The Chinese operation has been boosted with the decision by SLTI in September to acquire 100% of Geely’s tooling company, Shanghai Maple Tooling Company, itself based in Shanghai. This company manufactures body tools for Geely.
In addition, Manganese has announced Geely’s intention to develop a new saloon-based global taxi, the TXn. This will address the mainstream low cost taxi market and will supplement the TX4, which targets higher quality niches.
The link with Shanghai could strengthen under a new plan which would see Manganese make a major share placing to Geely.
The placing, a 70p per share, would help fund vehicle assembly, TXn development, and distribution activities.
The placing depends on agreements being finalised with Geely for the distribution of the TXn in Europe and the sale of the latest Geely Emgrand saloon car, the EC718, in the UK.
Following the planned placing, Geely companies would have a controlling stake in Manganese Bronze. The transaction would be subject to approval from shareholders and the relevant regulatory bodies.
Manganese said it was also planning to switch its listing to the Alternative Investment Market, subject to approval by shareholders and listing authorities.
The company will be hoping the partnership boosts international sales. Last year just 209 of the vehicles were sold abroad but Manganese said it was undaunted by the difficult market conditions and has set a target of 1,000 units this year.

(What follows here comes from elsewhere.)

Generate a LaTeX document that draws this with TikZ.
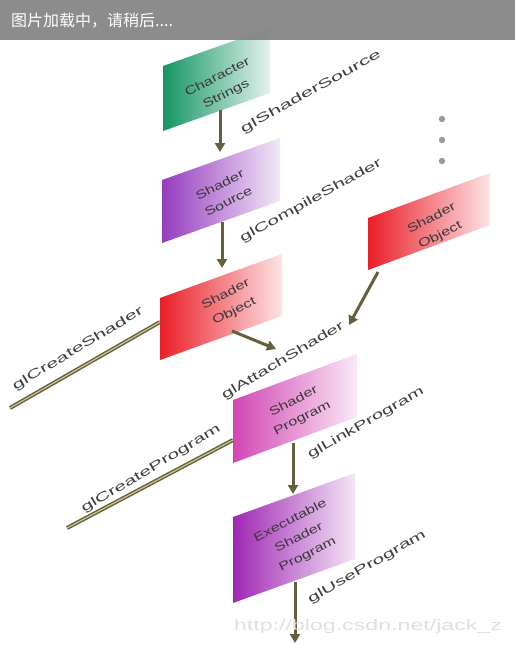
\documentclass[tikz,border=0pt]{standalone}
\usepackage{fontspec}
\setmainfont{Liberation Sans}
\newfontfamily\cjk{Noto Sans CJK SC}
\usetikzlibrary{arrows.meta}
\definecolor{cgreen}{RGB}{20,150,100}
\definecolor{cpurple}{RGB}{150,60,190}
\definecolor{cred}{RGB}{235,30,40}
\definecolor{cpink}{RGB}{210,70,180}
\definecolor{cexe}{RGB}{160,40,180}
\definecolor{olive}{RGB}{100,95,60}
\definecolor{tanl}{RGB}{205,195,145}
\definecolor{txtc}{RGB}{60,55,60}
\definecolor{banner}{RGB}{128,128,128}
\newcommand\pgram[6]{% Lx, Rx, TLy, BLy, rise, color
  \shade[left color=#6, right color=#6!12!white] (#1,#3) -- (#2,#3-#5) -- (#2,#4-#5) -- (#1,#4) -- cycle;}
\newcommand\bxl[1]{\scalebox{1.35}[1]{#1}}
\newcommand\lbt[2]{\resizebox{#1pt}{9pt}{#2}}
\begin{document}
\begin{tikzpicture}[x=1pt,y=-1pt,
  boxtxt/.style={text=txtc, font=\fontsize{12}{19}\selectfont, align=center, inner sep=0pt},
  lbl/.style={text=black!75, inner sep=0pt},
  conn/.style={draw=olive, line width=3pt, -{Triangle[length=9pt,width=10pt]}},
  tube/.style={draw=olive, double=tanl, double distance=1.2pt, line width=1.4pt}]
\useasboundingbox (0,0) rectangle (515,645);
\fill[white] (0,0) rectangle (515,645);
% boxes
\pgram{163}{270}{66}{131}{38}{cgreen}
\pgram{162}{280}{180}{243}{42}{cpurple}
\pgram{160}{282}{298}{360}{44}{cred}
\pgram{368}{490}{218}{270}{45}{cred}
\pgram{233}{357}{400}{463}{46}{cpink}
\pgram{233}{355}{517}{603}{44}{cexe}
% box texts
\node[boxtxt, rotate=27] (cs) at (222,86) {\bxl{Character}\\\bxl{Strings}};
\node[boxtxt, rotate=27] (ss) at (224,193) {\bxl{Shader}\\\bxl{Source}};
\node[boxtxt, rotate=27] (so) at (230,303) {\bxl{Shader}\\\bxl{Object}};
\node[boxtxt, rotate=27] (so2) at (436,227) {\bxl{Shader}\\\bxl{Object}};
\node[boxtxt, rotate=27] (sp) at (298,410) {\bxl{Shader}\\\bxl{Program}};
\node[boxtxt, rotate=27] (ex) at (299,538) {\bxl{Executable}\\\bxl{Shader}\\\bxl{Program}};
% anchor coordinates
\coordinate (cs-b) at (220,110);
\coordinate (ss-t) at (220,152);
\coordinate (ss-b) at (222,222);
\coordinate (so-t) at (222,268);
\coordinate (so-r) at (232,331);
\coordinate (att) at (276,349);
\coordinate (so2-b) at (378,272);
\coordinate (att2) at (349,325);
\coordinate (so-l) at (160,322);
\coordinate (cre1) at (10,408);
\coordinate (sp-l) at (233,440);
\coordinate (cre2) at (67,528);
\coordinate (sp-b) at (293,443);
\coordinate (ex-t) at (293,494);
\coordinate (ex-b) at (295,582);
\coordinate (out) at (295,643);
% connectors
\draw[conn] (cs-b) -- (ss-t);
\draw[conn] (ss-b) -- (so-t);
\draw[conn] (so-r) -- (att);
\draw[conn] (so2-b) -- (att2);
\draw[conn] (sp-b) -- (ex-t);
\draw[conn] (ex-b) -- (out);
\draw[tube] (so-l) -- (cre1);
\draw[tube] (sp-l) -- (cre2);
% labels
\node[lbl, rotate=29] (l1) at (311,92) {\lbt{158}{glShaderSource}};
\node[lbl, rotate=29] (l2) at (311,201) {\lbt{160}{glCompileShader}};
\node[lbl, rotate=31] (l3) at (78,349) {\lbt{150}{glCreateShader}};
\node[lbl, rotate=31] (l4) at (283,361) {\lbt{140}{glAttachShader}};
\node[lbl, rotate=30] (l5) at (366,423) {\lbt{132}{glLinkProgram}};
\node[lbl, rotate=31] (l6) at (151,469) {\lbt{160}{glCreateProgram}};
\node[lbl, rotate=30] (l7) at (367,567) {\lbt{134}{glUseProgram}};
% dots
\fill[gray!80] (442,119) circle (3.2) coordinate (d1);
\fill[gray!80] (442,140) circle (3.2) coordinate (d2);
\fill[gray!80] (442,161) circle (3.2) coordinate (d3);
% watermark
\node[text=black!12, inner sep=0pt] (wm) at (368,627) {\resizebox{268pt}{11pt}{http://blog.csdn.net/jack\_z}};
% banner
\fill[banner, fill opacity=0.9] (0,0) rectangle (515,40);
\node[anchor=west, text=white, inner sep=0pt, font=\cjk\fontsize{16}{16}\selectfont] (ban) at (11,21) {图片加载中，请稍后....};
\end{tikzpicture}
\end{document}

Manganese said the situation in the UK remained difficult were the economic conditions in the capital had hit new sales hard.
Elsewhere, in August it closed its loss making North American operation, which last year accounted for a £0.8m loss, which compared with a loss of £1.8m the year before.
The company said its parts business had performed well and the operation would benefit from a reorganisation of its UK dealerships, which would be complete by July.
John Russell, group chief executive, said: “2009 was a difficult year for our UK taxi manufacturing operation with significant discount and sales incentives to stimulate the market combined with price pressure and restricted terms from fragile UK suppliers.
“Our UK consultation process is almost complete which will lead to a smaller lower cost UK operation with a much greater level of supply from China.”
He said the move to AIM and the equity placing to Geely would fully cement the partnership and enhance the group’s capital base.